┌─ COLLECTED DATA

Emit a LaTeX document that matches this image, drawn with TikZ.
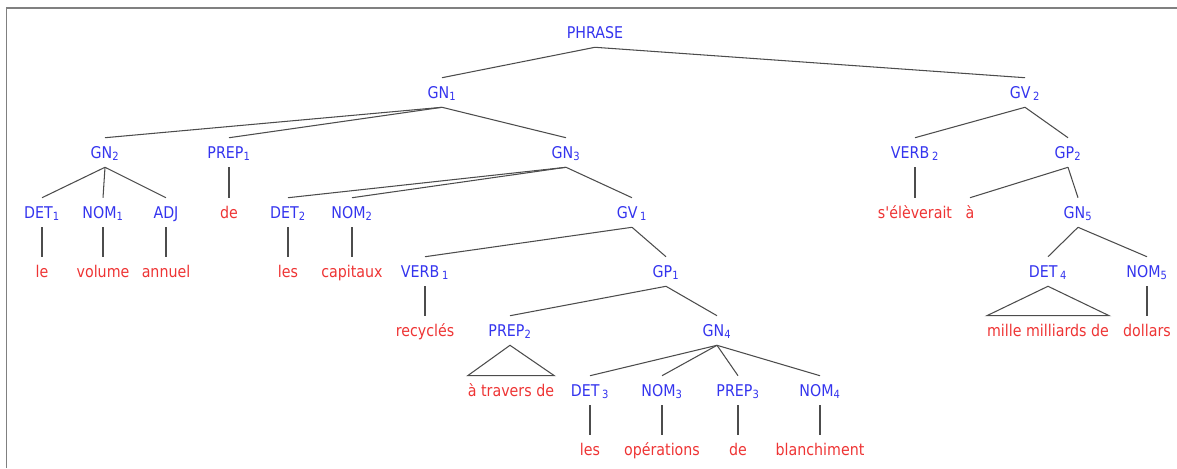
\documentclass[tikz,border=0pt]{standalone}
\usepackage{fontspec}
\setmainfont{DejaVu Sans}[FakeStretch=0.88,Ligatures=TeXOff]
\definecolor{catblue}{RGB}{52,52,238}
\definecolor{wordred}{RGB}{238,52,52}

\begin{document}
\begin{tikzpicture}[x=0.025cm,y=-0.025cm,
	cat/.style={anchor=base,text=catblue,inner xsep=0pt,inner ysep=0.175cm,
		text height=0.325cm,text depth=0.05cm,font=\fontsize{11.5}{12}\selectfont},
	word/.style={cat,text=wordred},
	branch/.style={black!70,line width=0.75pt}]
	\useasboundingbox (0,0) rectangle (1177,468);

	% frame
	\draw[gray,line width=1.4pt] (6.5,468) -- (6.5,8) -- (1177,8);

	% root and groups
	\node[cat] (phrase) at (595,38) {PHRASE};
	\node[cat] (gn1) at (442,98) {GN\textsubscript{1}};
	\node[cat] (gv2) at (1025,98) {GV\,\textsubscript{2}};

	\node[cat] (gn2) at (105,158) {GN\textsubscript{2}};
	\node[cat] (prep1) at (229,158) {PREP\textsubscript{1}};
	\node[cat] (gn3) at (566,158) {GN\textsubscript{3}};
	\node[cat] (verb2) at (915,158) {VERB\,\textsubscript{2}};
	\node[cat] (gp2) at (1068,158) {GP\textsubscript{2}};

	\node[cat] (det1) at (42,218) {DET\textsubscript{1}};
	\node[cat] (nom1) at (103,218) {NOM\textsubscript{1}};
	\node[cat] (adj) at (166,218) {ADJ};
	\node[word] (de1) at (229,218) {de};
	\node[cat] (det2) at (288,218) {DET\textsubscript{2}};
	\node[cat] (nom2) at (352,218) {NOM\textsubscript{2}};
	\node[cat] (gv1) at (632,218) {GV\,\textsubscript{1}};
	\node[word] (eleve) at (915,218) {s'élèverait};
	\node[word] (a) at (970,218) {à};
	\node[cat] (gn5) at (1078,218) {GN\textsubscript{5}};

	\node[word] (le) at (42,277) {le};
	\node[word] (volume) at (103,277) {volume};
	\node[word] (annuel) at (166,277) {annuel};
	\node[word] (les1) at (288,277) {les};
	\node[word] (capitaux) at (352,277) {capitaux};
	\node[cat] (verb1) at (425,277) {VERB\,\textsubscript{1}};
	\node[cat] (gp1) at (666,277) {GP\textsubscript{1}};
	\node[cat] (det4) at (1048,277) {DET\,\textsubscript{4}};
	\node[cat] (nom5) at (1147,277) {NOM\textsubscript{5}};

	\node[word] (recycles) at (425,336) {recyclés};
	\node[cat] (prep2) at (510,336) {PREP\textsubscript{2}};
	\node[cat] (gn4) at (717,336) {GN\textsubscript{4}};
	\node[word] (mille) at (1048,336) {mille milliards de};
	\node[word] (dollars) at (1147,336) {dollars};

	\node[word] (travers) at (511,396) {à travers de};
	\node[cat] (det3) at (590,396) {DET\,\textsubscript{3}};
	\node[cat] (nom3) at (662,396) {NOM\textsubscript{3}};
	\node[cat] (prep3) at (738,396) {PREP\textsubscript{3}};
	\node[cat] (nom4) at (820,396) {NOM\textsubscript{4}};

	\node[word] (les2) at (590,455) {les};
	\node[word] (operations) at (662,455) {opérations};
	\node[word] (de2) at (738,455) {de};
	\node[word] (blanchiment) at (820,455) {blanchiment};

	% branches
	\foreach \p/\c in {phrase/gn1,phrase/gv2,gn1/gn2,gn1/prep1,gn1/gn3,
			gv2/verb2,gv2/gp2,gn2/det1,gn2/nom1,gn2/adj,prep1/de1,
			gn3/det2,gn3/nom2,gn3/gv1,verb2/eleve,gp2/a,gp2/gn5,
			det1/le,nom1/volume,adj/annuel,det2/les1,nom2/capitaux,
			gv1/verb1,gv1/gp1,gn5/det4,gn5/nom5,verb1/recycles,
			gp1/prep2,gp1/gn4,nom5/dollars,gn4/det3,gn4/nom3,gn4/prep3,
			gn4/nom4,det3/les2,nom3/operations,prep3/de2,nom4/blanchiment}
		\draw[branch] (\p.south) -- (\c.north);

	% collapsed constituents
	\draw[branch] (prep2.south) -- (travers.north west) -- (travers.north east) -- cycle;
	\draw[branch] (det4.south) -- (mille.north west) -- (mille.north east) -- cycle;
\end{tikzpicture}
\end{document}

└─

JOB
With the pictures left out, restate word for word every line of the data above, from the first down to the line that contains "(6.5,8) -- (1177,8);".

RESPONSE TO THE EXERCISE
Emit a LaTeX document that matches this image, drawn with TikZ.
\documentclass[tikz,border=0pt]{standalone}
\usepackage{fontspec}
\setmainfont{DejaVu Sans}[FakeStretch=0.88,Ligatures=TeXOff]
\definecolor{catblue}{RGB}{52,52,238}
\definecolor{wordred}{RGB}{238,52,52}

\begin{document}
\begin{tikzpicture}[x=0.025cm,y=-0.025cm,
	cat/.style={anchor=base,text=catblue,inner xsep=0pt,inner ysep=0.175cm,
		text height=0.325cm,text depth=0.05cm,font=\fontsize{11.5}{12}\selectfont},
	word/.style={cat,text=wordred},
	branch/.style={black!70,line width=0.75pt}]
	\useasboundingbox (0,0) rectangle (1177,468);

	% frame
	\draw[gray,line width=1.4pt] (6.5,468) -- (6.5,8) -- (1177,8);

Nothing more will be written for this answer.